BRIEF: Retype exactly what appears below from the line containing "Generate a component" down to the line containing "import * as", keeping both end lines. Do not include pictures.

═══ DATA LINES

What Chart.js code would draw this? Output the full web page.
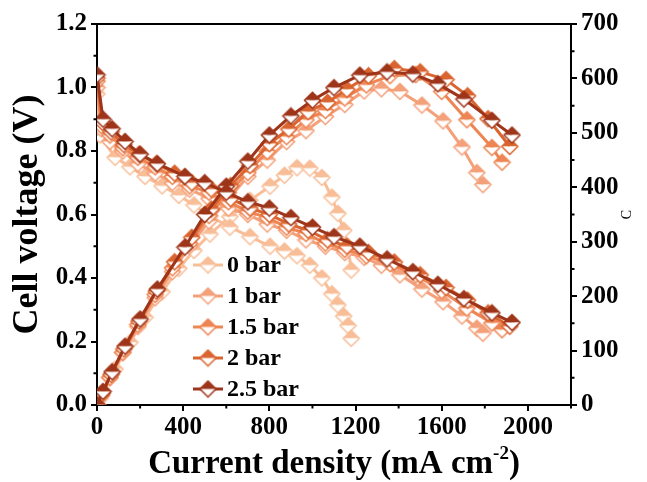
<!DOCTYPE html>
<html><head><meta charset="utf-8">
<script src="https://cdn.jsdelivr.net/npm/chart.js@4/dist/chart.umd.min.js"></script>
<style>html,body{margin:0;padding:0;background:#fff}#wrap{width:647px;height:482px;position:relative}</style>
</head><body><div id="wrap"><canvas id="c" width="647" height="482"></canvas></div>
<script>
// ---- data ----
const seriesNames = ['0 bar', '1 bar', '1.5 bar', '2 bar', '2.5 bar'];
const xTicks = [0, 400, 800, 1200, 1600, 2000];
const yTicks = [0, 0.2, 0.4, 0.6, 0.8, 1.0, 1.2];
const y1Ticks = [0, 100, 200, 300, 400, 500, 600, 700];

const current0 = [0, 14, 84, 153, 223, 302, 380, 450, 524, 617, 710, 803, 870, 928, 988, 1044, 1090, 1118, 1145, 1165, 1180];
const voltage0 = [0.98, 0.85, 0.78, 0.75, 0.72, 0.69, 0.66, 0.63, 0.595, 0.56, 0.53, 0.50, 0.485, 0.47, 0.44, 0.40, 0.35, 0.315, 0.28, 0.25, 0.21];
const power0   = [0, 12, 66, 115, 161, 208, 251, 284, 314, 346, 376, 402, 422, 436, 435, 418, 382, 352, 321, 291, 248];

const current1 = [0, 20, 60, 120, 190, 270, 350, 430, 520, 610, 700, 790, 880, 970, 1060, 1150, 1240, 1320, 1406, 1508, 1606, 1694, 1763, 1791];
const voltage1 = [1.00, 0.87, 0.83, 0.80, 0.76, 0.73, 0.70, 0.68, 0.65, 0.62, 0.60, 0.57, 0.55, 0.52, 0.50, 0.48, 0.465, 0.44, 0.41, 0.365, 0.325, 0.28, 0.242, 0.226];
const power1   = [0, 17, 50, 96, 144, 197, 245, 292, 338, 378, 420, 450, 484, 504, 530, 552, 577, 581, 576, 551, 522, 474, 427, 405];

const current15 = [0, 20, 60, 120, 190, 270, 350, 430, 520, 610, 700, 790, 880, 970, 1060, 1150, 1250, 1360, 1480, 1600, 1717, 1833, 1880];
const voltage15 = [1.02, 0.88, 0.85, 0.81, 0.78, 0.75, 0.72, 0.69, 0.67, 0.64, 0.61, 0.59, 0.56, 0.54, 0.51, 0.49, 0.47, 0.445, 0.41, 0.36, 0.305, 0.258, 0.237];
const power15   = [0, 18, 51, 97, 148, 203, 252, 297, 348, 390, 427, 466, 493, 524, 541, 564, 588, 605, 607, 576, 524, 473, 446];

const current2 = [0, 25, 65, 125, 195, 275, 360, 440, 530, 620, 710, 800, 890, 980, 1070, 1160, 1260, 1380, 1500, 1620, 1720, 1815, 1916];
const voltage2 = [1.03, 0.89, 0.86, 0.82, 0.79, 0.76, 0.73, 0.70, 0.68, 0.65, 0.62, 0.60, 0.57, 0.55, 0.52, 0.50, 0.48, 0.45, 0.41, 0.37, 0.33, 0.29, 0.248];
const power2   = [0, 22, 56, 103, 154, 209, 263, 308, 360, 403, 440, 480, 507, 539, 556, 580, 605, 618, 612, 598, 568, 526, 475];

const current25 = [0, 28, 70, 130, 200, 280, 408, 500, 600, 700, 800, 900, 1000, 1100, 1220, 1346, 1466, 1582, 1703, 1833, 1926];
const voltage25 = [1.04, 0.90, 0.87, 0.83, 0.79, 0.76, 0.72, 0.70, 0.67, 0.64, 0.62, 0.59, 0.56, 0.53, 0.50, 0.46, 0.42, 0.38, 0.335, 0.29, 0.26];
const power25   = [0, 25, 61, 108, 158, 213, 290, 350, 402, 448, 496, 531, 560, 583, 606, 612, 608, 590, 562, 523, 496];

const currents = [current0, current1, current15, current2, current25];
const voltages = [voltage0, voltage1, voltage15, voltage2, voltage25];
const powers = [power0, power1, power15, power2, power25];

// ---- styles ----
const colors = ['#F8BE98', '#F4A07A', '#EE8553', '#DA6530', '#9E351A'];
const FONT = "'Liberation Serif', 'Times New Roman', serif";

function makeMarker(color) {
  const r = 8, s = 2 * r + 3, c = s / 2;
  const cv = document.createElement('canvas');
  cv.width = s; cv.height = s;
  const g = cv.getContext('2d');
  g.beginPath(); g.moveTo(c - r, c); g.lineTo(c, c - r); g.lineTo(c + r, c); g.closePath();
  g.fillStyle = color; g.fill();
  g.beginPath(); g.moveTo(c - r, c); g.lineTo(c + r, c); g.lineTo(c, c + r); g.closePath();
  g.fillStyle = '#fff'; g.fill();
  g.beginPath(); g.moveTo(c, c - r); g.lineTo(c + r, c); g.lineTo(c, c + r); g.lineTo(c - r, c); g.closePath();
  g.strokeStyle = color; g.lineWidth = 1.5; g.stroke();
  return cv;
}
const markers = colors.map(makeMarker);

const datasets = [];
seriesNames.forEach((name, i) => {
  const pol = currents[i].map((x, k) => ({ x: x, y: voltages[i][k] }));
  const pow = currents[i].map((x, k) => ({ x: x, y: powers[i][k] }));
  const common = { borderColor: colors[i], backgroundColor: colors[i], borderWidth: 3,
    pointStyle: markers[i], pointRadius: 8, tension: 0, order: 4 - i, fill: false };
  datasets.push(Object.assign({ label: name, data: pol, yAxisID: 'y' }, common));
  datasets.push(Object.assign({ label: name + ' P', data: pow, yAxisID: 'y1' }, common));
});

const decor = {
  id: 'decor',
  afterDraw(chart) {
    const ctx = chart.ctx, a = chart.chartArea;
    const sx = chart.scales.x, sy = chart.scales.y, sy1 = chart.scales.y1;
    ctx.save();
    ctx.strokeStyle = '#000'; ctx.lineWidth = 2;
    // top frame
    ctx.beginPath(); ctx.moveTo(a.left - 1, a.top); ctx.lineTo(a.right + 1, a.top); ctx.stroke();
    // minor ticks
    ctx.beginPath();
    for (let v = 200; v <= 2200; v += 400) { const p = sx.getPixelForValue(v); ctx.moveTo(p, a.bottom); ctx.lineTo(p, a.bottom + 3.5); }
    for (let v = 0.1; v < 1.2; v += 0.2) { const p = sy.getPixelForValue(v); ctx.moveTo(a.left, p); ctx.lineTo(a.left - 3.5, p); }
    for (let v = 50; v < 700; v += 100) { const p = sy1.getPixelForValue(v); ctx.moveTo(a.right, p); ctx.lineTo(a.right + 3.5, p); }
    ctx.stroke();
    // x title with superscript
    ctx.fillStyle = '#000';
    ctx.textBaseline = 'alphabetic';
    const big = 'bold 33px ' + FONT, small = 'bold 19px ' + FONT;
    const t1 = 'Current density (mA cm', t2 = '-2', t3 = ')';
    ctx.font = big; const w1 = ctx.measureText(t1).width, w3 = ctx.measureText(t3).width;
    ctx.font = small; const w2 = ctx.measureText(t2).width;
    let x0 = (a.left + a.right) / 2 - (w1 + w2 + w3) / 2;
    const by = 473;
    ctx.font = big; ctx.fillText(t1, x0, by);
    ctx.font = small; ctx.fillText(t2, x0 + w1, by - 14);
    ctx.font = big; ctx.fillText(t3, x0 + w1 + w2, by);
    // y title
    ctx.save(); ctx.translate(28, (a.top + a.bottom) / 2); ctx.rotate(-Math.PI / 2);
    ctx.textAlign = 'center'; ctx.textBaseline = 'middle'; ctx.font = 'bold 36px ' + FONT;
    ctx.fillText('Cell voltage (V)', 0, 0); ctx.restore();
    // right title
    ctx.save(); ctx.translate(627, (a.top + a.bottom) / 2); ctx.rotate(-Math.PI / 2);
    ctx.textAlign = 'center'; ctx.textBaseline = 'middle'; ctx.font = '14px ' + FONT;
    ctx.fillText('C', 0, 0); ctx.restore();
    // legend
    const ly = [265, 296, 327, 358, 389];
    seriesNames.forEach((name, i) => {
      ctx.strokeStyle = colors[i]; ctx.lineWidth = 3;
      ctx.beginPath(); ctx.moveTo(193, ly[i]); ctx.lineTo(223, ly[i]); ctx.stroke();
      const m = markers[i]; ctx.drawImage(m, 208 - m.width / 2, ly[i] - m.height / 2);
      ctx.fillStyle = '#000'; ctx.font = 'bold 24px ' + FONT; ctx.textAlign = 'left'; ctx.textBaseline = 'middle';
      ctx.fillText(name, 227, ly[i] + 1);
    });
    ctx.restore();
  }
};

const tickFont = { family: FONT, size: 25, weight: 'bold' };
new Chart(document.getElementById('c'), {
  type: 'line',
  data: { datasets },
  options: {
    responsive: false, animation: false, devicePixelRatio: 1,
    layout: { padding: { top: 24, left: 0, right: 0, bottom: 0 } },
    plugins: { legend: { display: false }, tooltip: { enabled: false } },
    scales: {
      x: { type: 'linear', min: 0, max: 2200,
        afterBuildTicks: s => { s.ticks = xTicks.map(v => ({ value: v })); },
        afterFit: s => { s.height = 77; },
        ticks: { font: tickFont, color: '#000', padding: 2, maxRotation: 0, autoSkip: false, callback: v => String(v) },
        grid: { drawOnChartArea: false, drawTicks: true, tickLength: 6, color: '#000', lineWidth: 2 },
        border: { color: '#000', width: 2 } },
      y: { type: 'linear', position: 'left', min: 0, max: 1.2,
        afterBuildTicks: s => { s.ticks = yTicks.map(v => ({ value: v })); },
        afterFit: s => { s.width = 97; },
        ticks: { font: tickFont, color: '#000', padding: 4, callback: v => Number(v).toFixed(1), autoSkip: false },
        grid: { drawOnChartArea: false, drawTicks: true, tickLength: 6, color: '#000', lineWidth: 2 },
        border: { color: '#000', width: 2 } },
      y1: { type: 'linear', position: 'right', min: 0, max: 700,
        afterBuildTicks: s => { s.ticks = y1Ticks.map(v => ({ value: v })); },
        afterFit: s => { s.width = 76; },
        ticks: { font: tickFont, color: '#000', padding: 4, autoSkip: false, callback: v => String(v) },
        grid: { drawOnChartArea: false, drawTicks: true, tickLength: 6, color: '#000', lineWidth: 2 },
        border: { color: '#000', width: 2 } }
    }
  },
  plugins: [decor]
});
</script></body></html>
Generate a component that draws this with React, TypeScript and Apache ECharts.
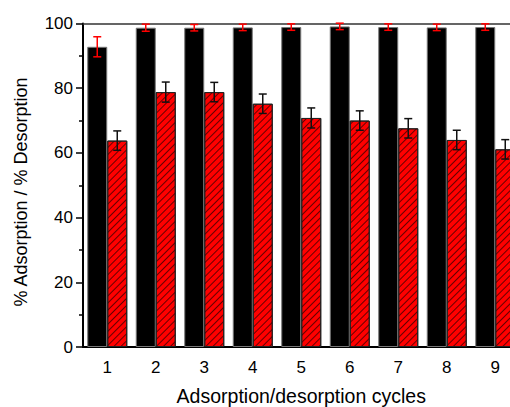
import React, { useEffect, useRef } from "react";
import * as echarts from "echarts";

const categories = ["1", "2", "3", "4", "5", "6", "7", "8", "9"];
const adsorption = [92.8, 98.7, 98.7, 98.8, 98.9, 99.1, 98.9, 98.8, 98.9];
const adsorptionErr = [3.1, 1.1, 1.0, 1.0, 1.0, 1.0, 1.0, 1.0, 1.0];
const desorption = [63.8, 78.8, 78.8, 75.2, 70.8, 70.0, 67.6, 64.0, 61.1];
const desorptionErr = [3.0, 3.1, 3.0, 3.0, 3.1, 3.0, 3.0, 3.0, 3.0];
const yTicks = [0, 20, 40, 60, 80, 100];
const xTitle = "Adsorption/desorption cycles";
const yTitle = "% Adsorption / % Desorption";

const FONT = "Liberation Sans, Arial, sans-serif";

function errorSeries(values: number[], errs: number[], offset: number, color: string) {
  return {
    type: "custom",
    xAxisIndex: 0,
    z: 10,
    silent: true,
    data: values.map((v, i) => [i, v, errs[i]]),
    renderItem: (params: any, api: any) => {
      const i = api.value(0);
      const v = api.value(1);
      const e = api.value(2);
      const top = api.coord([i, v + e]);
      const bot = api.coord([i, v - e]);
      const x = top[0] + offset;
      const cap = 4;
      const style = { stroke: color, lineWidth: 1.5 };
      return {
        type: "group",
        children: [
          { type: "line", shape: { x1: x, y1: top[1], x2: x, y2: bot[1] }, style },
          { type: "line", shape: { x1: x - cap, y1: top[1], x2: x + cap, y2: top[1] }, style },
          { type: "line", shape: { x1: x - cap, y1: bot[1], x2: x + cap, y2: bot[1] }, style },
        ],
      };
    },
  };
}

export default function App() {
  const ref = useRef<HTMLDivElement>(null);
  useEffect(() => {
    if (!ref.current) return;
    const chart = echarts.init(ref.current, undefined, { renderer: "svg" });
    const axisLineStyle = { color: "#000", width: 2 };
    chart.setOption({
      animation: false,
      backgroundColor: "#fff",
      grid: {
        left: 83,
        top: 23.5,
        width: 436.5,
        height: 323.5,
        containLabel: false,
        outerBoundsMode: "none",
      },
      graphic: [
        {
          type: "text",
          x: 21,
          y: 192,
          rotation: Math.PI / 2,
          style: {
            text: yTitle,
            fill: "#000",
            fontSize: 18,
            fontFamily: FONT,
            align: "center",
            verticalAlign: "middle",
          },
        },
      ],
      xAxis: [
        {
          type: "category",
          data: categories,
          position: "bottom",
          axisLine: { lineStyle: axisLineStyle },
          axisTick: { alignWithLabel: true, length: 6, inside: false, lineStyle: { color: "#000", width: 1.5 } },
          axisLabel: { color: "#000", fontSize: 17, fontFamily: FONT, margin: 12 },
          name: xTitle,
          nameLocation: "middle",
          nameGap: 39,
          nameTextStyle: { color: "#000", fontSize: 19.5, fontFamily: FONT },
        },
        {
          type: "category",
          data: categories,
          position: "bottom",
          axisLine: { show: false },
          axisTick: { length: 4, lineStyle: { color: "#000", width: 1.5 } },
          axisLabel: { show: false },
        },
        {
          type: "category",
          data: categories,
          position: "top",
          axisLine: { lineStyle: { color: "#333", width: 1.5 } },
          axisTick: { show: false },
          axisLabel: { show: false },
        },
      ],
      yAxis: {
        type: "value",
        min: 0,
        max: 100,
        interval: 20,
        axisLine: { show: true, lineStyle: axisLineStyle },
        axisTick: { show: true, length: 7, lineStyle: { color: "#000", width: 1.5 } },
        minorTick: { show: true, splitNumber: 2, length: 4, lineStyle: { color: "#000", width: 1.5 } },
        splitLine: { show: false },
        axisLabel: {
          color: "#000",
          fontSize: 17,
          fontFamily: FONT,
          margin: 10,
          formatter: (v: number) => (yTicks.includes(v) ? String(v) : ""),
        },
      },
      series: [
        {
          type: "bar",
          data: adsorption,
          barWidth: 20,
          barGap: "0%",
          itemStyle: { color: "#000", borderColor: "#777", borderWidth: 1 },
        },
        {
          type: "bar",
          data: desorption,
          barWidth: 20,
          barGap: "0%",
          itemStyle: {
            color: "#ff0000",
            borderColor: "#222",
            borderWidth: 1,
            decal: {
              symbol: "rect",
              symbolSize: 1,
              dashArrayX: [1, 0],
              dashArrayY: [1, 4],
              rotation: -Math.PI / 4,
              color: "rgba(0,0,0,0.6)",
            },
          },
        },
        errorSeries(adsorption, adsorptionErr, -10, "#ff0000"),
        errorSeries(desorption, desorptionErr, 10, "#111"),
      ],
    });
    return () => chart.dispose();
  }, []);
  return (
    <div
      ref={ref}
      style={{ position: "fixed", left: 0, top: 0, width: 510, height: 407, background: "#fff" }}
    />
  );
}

══════

EXPECTED ANSWER:
Generate a component that draws this with React, TypeScript and Apache ECharts.
import React, { useEffect, useRef } from "react";
import * as echarts from "echarts";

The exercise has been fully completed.